ENTRIES
________________________
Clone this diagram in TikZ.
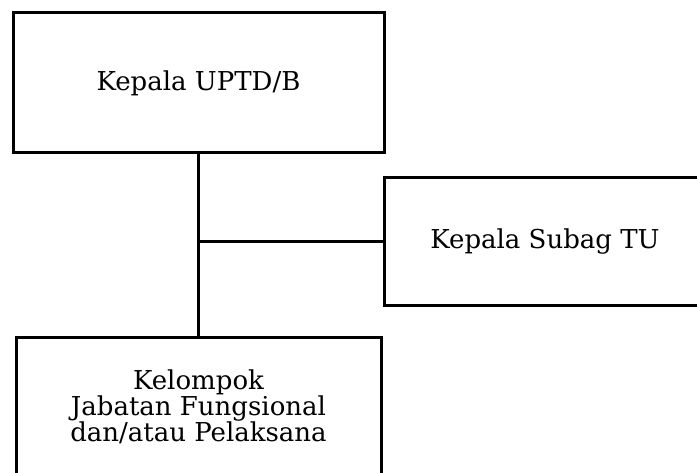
\documentclass[tikz,border=0pt]{standalone}
\usepackage{fontspec}
\setmainfont{DejaVu Serif}
\newcommand\myboxfont{\fontsize{26}{26}\selectfont\lineskiplimit=-20pt\relax}
\begin{document}
\begin{tikzpicture}[x=1pt,y=-1pt,
  box/.style={draw, line width=3pt, rectangle, outer sep=0pt, inner sep=0pt, align=center,
    font=\myboxfont},
  conn/.style={line width=3pt}]
\useasboundingbox (0,0) rectangle (697,473);
\clip (0,0) rectangle (697,473);
\node[box, minimum width=371pt, minimum height=140pt] (kepala) at (198.5,83) {Kepala UPTD/B};
\node[box, minimum width=321pt, minimum height=128pt] (subag) at (545,242) {Kepala Subag TU};
\node[box, minimum width=365pt, minimum height=138pt] (kelompok) at (198.5,407) {Kelompok\\Jabatan Fungsional\\dan/atau Pelaksana};
\coordinate (j) at (kepala.south |- subag.west);
\draw[conn] (kepala.south) -- (kelompok.north);
\draw[conn] (j) -- (subag.west);
\end{tikzpicture}
\end{document}
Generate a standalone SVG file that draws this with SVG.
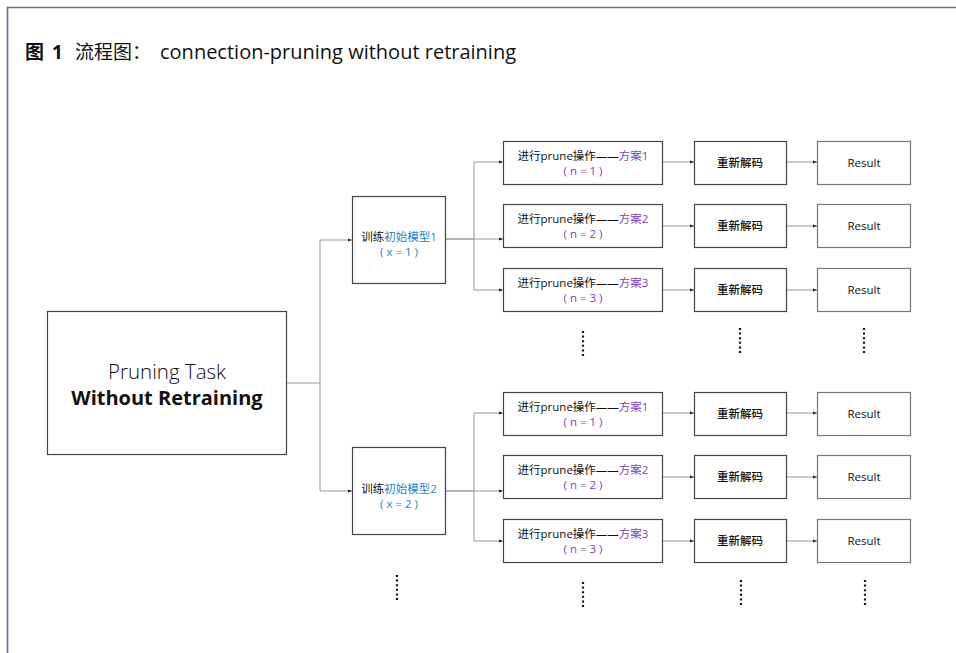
<svg xmlns="http://www.w3.org/2000/svg" width="956" height="653" viewBox="0 0 956 653">
<defs>
<marker id="ah" markerWidth="5" markerHeight="5" refX="4.5" refY="2.5" orient="auto" markerUnits="userSpaceOnUse">
<path d="M0,0.8 L4.5,2.5 L0,4.2 Z" fill="#222"/>
</marker>
</defs>
<style>
.box{fill:#fff;stroke:#444;stroke-width:1.2}
.rbox{fill:#fff;stroke:#777;stroke-width:1.2}
.ln{fill:none;stroke:#999;stroke-width:1}
.ar{fill:none;stroke:#999;stroke-width:1;marker-end:url(#ah)}
.t{font-family:"Open Sans","Noto Sans CJK SC",sans-serif;fill:#111;text-anchor:middle}
.s{font-size:11.5px}
.m{font-size:11.5px}
.b{font-weight:500}
.blue{fill:#1f7fd0}
.pur{fill:#7d3fb8}
.dots{fill:none;stroke:#111;stroke-width:2.2;stroke-dasharray:2 2.6}
</style>
<rect width="956" height="653" fill="#fff"/>
<path d="M7.5,653 V7.5 H956" fill="none" stroke="#5b7190" stroke-width="1.6"/>
<text y="59" font-family="'Open Sans','Noto Sans CJK SC',sans-serif" font-size="19" fill="#111"><tspan x="25" font-family="'Noto Sans CJK SC',sans-serif" font-weight="bold">图</tspan><tspan x="52" font-weight="bold">1</tspan><tspan x="75" font-family="'Noto Sans CJK SC',sans-serif">流程图：</tspan><tspan x="160" font-size="20">connection-pruning without retraining</tspan></text>

<g id="connectors">
<path class="ln" d="M286,383 H320 M320,240 V491"/>
<path class="ar" d="M320,240 H352"/>
<path class="ar" d="M320,491 H352"/>
<path class="ln" d="M445,239 H474 M474,162 V290"/>
<path class="ar" d="M474,162 H503"/>
<path class="ar" d="M445,239 H503"/>
<path class="ar" d="M474,290 H503"/>
<path class="ln" d="M445,491 H474 M474,413 V541"/>
<path class="ar" d="M474,413 H503"/>
<path class="ar" d="M445,491 H503"/>
<path class="ar" d="M474,541 H503"/>
<path class="ar" d="M662,162 H694"/>
<path class="ar" d="M662,226 H694"/>
<path class="ar" d="M662,290 H694"/>
<path class="ar" d="M662,413 H694"/>
<path class="ar" d="M662,477 H694"/>
<path class="ar" d="M662,541 H694"/>
<path class="ar" d="M786,162 H817"/>
<path class="ar" d="M786,226 H817"/>
<path class="ar" d="M786,290 H817"/>
<path class="ar" d="M786,413 H817"/>
<path class="ar" d="M786,477 H817"/>
<path class="ar" d="M786,541 H817"/>
</g>

<g id="main">
<rect class="box" x="47.5" y="311.5" width="239" height="143"/>
<text class="t" x="167" y="379" font-size="20.5" font-weight="300" fill="#222">Pruning Task</text>
<text class="t" x="167" y="405" font-size="20" font-weight="bold">Without Retraining</text>
</g>

<g id="train1">
<rect class="box" x="352.5" y="196.5" width="93" height="87"/>
<text class="t m" x="399" y="241">训练<tspan class="blue">初始模型1</tspan></text>
<text class="t m blue" x="399" y="256">( x = 1 )</text>
</g>
<g id="train2">
<rect class="box" x="352.5" y="447.5" width="93" height="87"/>
<text class="t m" x="399" y="493">训练<tspan class="blue">初始模型2</tspan></text>
<text class="t m blue" x="399" y="508">( x = 2 )</text>
</g>

<g id="prune1a">
<rect class="box" x="503.5" y="141.5" width="159" height="43"/>
<text class="t s" x="583" y="160">进行prune操作——<tspan class="pur">方案1</tspan></text>
<text class="t s pur" x="583" y="175">( n = 1 )</text>
</g>
<g id="prune2a">
<rect class="box" x="503.5" y="204.5" width="159" height="43"/>
<text class="t s" x="583" y="223">进行prune操作——<tspan class="pur">方案2</tspan></text>
<text class="t s pur" x="583" y="238">( n = 2 )</text>
</g>
<g id="prune3a">
<rect class="box" x="503.5" y="268.5" width="159" height="43"/>
<text class="t s" x="583" y="287">进行prune操作——<tspan class="pur">方案3</tspan></text>
<text class="t s pur" x="583" y="302">( n = 3 )</text>
</g>
<g id="prune1b">
<rect class="box" x="503.5" y="392.5" width="159" height="43"/>
<text class="t s" x="583" y="411">进行prune操作——<tspan class="pur">方案1</tspan></text>
<text class="t s pur" x="583" y="426">( n = 1 )</text>
</g>
<g id="prune2b">
<rect class="box" x="503.5" y="455.5" width="159" height="43"/>
<text class="t s" x="583" y="474">进行prune操作——<tspan class="pur">方案2</tspan></text>
<text class="t s pur" x="583" y="489">( n = 2 )</text>
</g>
<g id="prune3b">
<rect class="box" x="503.5" y="519.5" width="159" height="43"/>
<text class="t s" x="583" y="538">进行prune操作——<tspan class="pur">方案3</tspan></text>
<text class="t s pur" x="583" y="553">( n = 3 )</text>
</g>

<g id="decode1a"><rect class="box" x="694.5" y="141.5" width="92" height="43"/><text class="t m b" x="740" y="167">重新解码</text></g>
<g id="decode2a"><rect class="box" x="694.5" y="204.5" width="92" height="43"/><text class="t m b" x="740" y="230">重新解码</text></g>
<g id="decode3a"><rect class="box" x="694.5" y="268.5" width="92" height="43"/><text class="t m b" x="740" y="294">重新解码</text></g>
<g id="decode1b"><rect class="box" x="694.5" y="392.5" width="92" height="43"/><text class="t m b" x="740" y="418">重新解码</text></g>
<g id="decode2b"><rect class="box" x="694.5" y="455.5" width="92" height="43"/><text class="t m b" x="740" y="481">重新解码</text></g>
<g id="decode3b"><rect class="box" x="694.5" y="519.5" width="92" height="43"/><text class="t m b" x="740" y="545">重新解码</text></g>

<g id="result1a"><rect class="rbox" x="817.5" y="141.5" width="93" height="43"/><text class="t s b" x="864" y="167">Result</text></g>
<g id="result2a"><rect class="rbox" x="817.5" y="204.5" width="93" height="43"/><text class="t s b" x="864" y="230">Result</text></g>
<g id="result3a"><rect class="rbox" x="817.5" y="268.5" width="93" height="43"/><text class="t s b" x="864" y="294">Result</text></g>
<g id="result1b"><rect class="rbox" x="817.5" y="392.5" width="93" height="43"/><text class="t s b" x="864" y="418">Result</text></g>
<g id="result2b"><rect class="rbox" x="817.5" y="455.5" width="93" height="43"/><text class="t s b" x="864" y="481">Result</text></g>
<g id="result3b"><rect class="rbox" x="817.5" y="519.5" width="93" height="43"/><text class="t s b" x="864" y="545">Result</text></g>

<g id="ellipses">
<path class="dots" d="M583,331 V358"/>
<path class="dots" d="M740,328 V355"/>
<path class="dots" d="M864,328 V355"/>
<path class="dots" d="M397,575 V602"/>
<path class="dots" d="M583,582 V609"/>
<path class="dots" d="M741,580 V607"/>
<path class="dots" d="M865,580 V607"/>
</g>
</svg>
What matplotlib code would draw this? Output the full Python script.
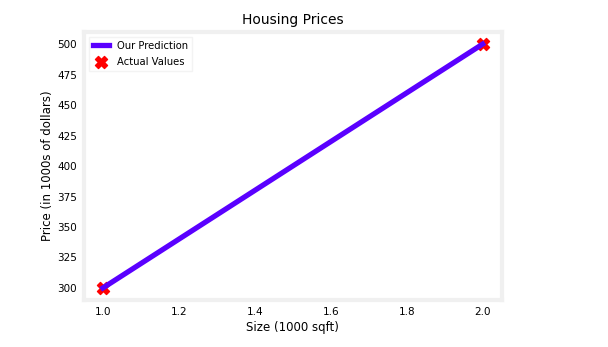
________________________
GIVEN INSTRUCTION
Using the records above, pull out each line where the word "standalone" occurs.

RESPONSE
\documentclass[tikz,border=0pt]{standalone}
Generate a standalone SVG file that draws this with SVG.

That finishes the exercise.